With Truck, Tramlines, and a ton of other countryside knees-ups taking place over this past weekend, you’d be forgiven for overlooking Kaleidoscope, a brand new one-day event sprawled across the picturesque grounds at North London’s Alexandra Palace. In the glistening sunshine, what went down was, in no uncertain terms, an afternoon of sheer festival brilliance.
It’s not just the baking afternoon trek up the South Terrace that has us seeing stars, as The Go! Team whip out their eclectic mix of brassy soul on the main stage. Warmed comfortably into festival spirits, the collective get hips shaking with classics like 2004’s ‘Ladyflash’ and showcase their newest LP ‘Semicircle’ in a gospel bonanza chock-full of crashing cymbals and woozily diced-up samples.
A lap around the site finds all manner of goodies; inside the Palace comedy dad Mark Watson exercises his “Muswell Hill material” while the garden teems with family entertainment, artisan food stalls and huge, ornamental flags, creating a sort of metropolitan Latitude vibe – safe, comfortable and visually stunning, that is. That’s not even mentioning the view: to the south, the city skyline stretches out lazily, while the brick and glass palace façade is just as gorgeous to the north.

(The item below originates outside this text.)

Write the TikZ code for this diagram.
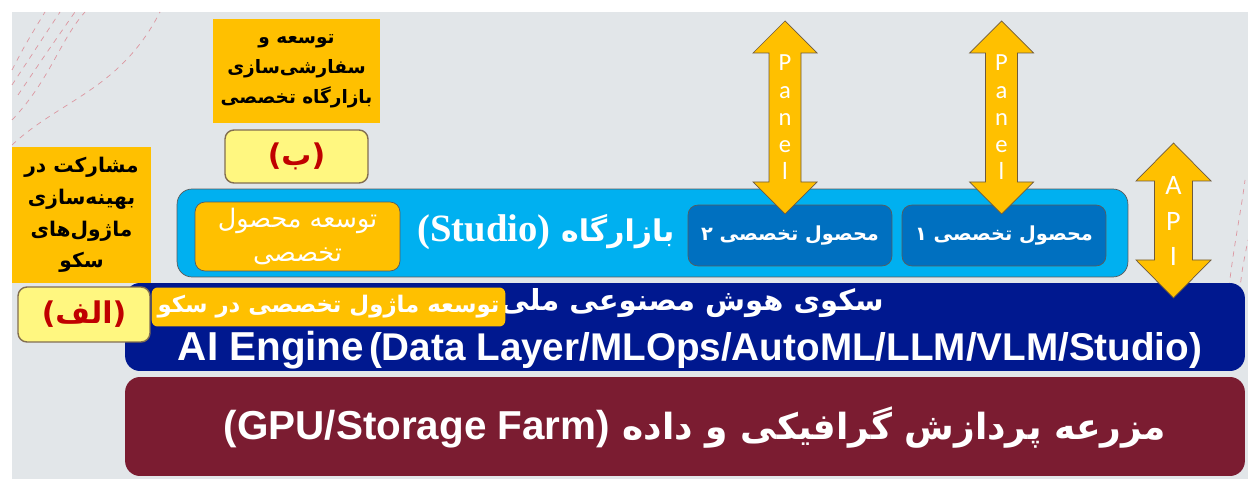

Next Mystery Jets arrive, a distorted monologue about space fading into ‘Telomere’’s scratchy intro. “Are you all shitfaced on Pimm’s?” drawls a thoroughly sweaty Jack Flanagan (black boiler suits probs aren’t the best summer stage outfits, mate) before the foursome “take it back” to 'Half In Love With Elizabeth', recently turned a decade old but never ceasing to get a crowd moving. “We put out an album a year ago...”, starts frontman Blaine Harrison. “Two years ago!” corrects Will Rees, introducing a run of songs from ‘Curve Of the Earth’, including the astronomical ‘Bubblegum’, prompting further dancing, before ‘Alice Springs’ ends proceedings in a frenzy of strobes, proof if proof were needed that any afternoon can be improved with a dash of MJs.
Later Ghostpoet battles technical trouble but ultimately comes out on top. In a black suit and shades, and joined by an equally slick four piece band, his rumbling sound evolves into a full-on movement of nature as gloomy cloud draws in. The set is heavy with cuts from last year’s ambitious ‘Dark Days + Canapés’ album, the powerful and poignant ‘Immigrant Boogie’ a highlight, despite its sorely persisting relevance.
So. The Flaming Lips. Where to bloody start on a band whose opening number goes ham on confetti, balloons, and smoke machines like they’re going out of fashion, and whose frontman dons buckles, an eye patch and his signature grey barnet like some kind of pornstar/scientist/space pirate. Lifting off with the exuberant ‘Race For the Prize’, there’s no downtime in the 90 minutes that follow. ‘FUCK YEAH KALEIDOSCOPE’, read the metallic balloon letters Wayne Coyne holds proudly aloft, promptly torn to pieces when he dives off stage and into the front rows for a rendition of ‘Yoshimi Battles the Pink Robots, Pt. 1’. Said pink robot appears in the form of an enormous inflatable, joining the two huge mushrooms which flank the stage. Ten minutes in and the spectacle’s worth the ticket price already.
The show only gets madder. “I’ve got my thing!” Wayne gleefully announces, whipping another prop from his box of treats, a balloon cloak of sorts, before ‘The Yeah Yeah Yeah Song’. He perches majestically on a pink plastic unicorn for ‘There Should Be Unicorns’, trading it for a zorbing sphere during the band’s customary cover of David Bowie’s 'Space Oddity', a brave choice for any other act, but the neon troop are kings of the kind of psychedelic deliria required to carry it off.
“You’ve gotta keep screaming...” Wayne implores, tossing up handfuls of confetti, leading the circus rabble onstage into a rousing rendition of the 1993 hit ‘She Don’t Use Jelly’. It becomes apparent that The Flaming Lips may just be a band, but they encapsulate a sensation, a meticulously-rehearsed experience 30 years in the making, designed to spread joy and colour through experimental, playful music. Even on ‘The Castle’, “the sad one”, Wayne commands, “we want you to laugh and scream even fucking louder… be happy, enthusiastic, fucking out of your minds, okay?”. The roadside posters on the journey here promised a “kaleidoscopic voyage through music and the arts”, and as the sun dips below the horizon and the last confetti hits the grass, that’s exactly what we get.